[Problem statement]:
Repeat the material verbatim and drop the pictures.
____________
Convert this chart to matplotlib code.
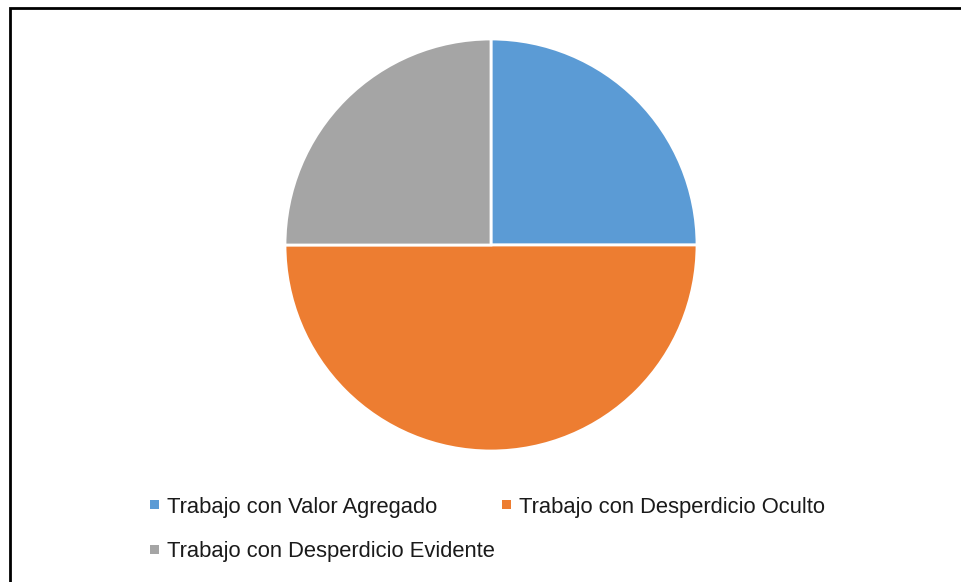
import matplotlib
matplotlib.use("Agg")
import matplotlib.pyplot as plt
from matplotlib.patches import Rectangle

# datos del gráfico
categorias = ["Trabajo con Valor Agregado",
              "Trabajo con Desperdicio Oculto",
              "Trabajo con Desperdicio Evidente"]
valores = [25, 50, 25]
colores = ["#5B9BD5", "#ED7D31", "#A5A5A5"]

W, H = 961, 582
fig = plt.figure(figsize=(W / 100, H / 100), dpi=100)
plt.rcParams['font.family'] = ['Liberation Sans', 'DejaVu Sans']

# borde del área del gráfico
fig.add_artist(Rectangle((9.5 / W, -0.1), 1.2, 1.1 - 7.5 / H,
                         transform=fig.transFigure, fill=False,
                         edgecolor="black", linewidth=2.0))

# pastel
cx, cy, r = 491, 245, 206
ax = fig.add_axes([(cx - r) / W, (H - cy - r) / H, 2 * r / W, 2 * r / H])
ax.pie(valores, colors=colores, startangle=90, counterclock=False,
       radius=1, wedgeprops=dict(edgecolor="white", linewidth=2.0))
ax.set_xlim(-1, 1)
ax.set_ylim(-1, 1)
ax.axis("off")

# leyenda (posiciones en píxeles: x del marcador, y del centro)
pos_leyenda = [(150, 504.5), (502, 504.5), (150, 549.5)]
lado = 9
for (x, y), nombre, c in zip(pos_leyenda, categorias, colores):
    fig.add_artist(Rectangle((x / W, (H - y - lado / 2) / H), lado / W, lado / H,
                             transform=fig.transFigure, facecolor=c,
                             edgecolor="none"))
    fig.text((x + 17) / W, (H - y) / H, nombre, fontsize=15.8,
             va="center_baseline", ha="left", color="#1a1a1a")

fig.savefig("out.png", dpi=100)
____________
[Result of this task]:
Convert this chart to matplotlib code.
import matplotlib
matplotlib.use("Agg")
import matplotlib.pyplot as plt
from matplotlib.patches import Rectangle

# datos del gráfico
categorias = ["Trabajo con Valor Agregado",
              "Trabajo con Desperdicio Oculto",
              "Trabajo con Desperdicio Evidente"]
valores = [25, 50, 25]
colores = ["#5B9BD5", "#ED7D31", "#A5A5A5"]

W, H = 961, 582
fig = plt.figure(figsize=(W / 100, H / 100), dpi=100)
plt.rcParams['font.family'] = ['Liberation Sans', 'DejaVu Sans']

# borde del área del gráfico
fig.add_artist(Rectangle((9.5 / W, -0.1), 1.2, 1.1 - 7.5 / H,
                         transform=fig.transFigure, fill=False,
                         edgecolor="black", linewidth=2.0))

# pastel
cx, cy, r = 491, 245, 206
ax = fig.add_axes([(cx - r) / W, (H - cy - r) / H, 2 * r / W, 2 * r / H])
ax.pie(valores, colors=colores, startangle=90, counterclock=False,
       radius=1, wedgeprops=dict(edgecolor="white", linewidth=2.0))
ax.set_xlim(-1, 1)
ax.set_ylim(-1, 1)
ax.axis("off")

# leyenda (posiciones en píxeles: x del marcador, y del centro)
pos_leyenda = [(150, 504.5), (502, 504.5), (150, 549.5)]
lado = 9
for (x, y), nombre, c in zip(pos_leyenda, categorias, colores):
    fig.add_artist(Rectangle((x / W, (H - y - lado / 2) / H), lado / W, lado / H,
                             transform=fig.transFigure, facecolor=c,
                             edgecolor="none"))
    fig.text((x + 17) / W, (H - y) / H, nombre, fontsize=15.8,
             va="center_baseline", ha="left", color="#1a1a1a")

fig.savefig("out.png", dpi=100)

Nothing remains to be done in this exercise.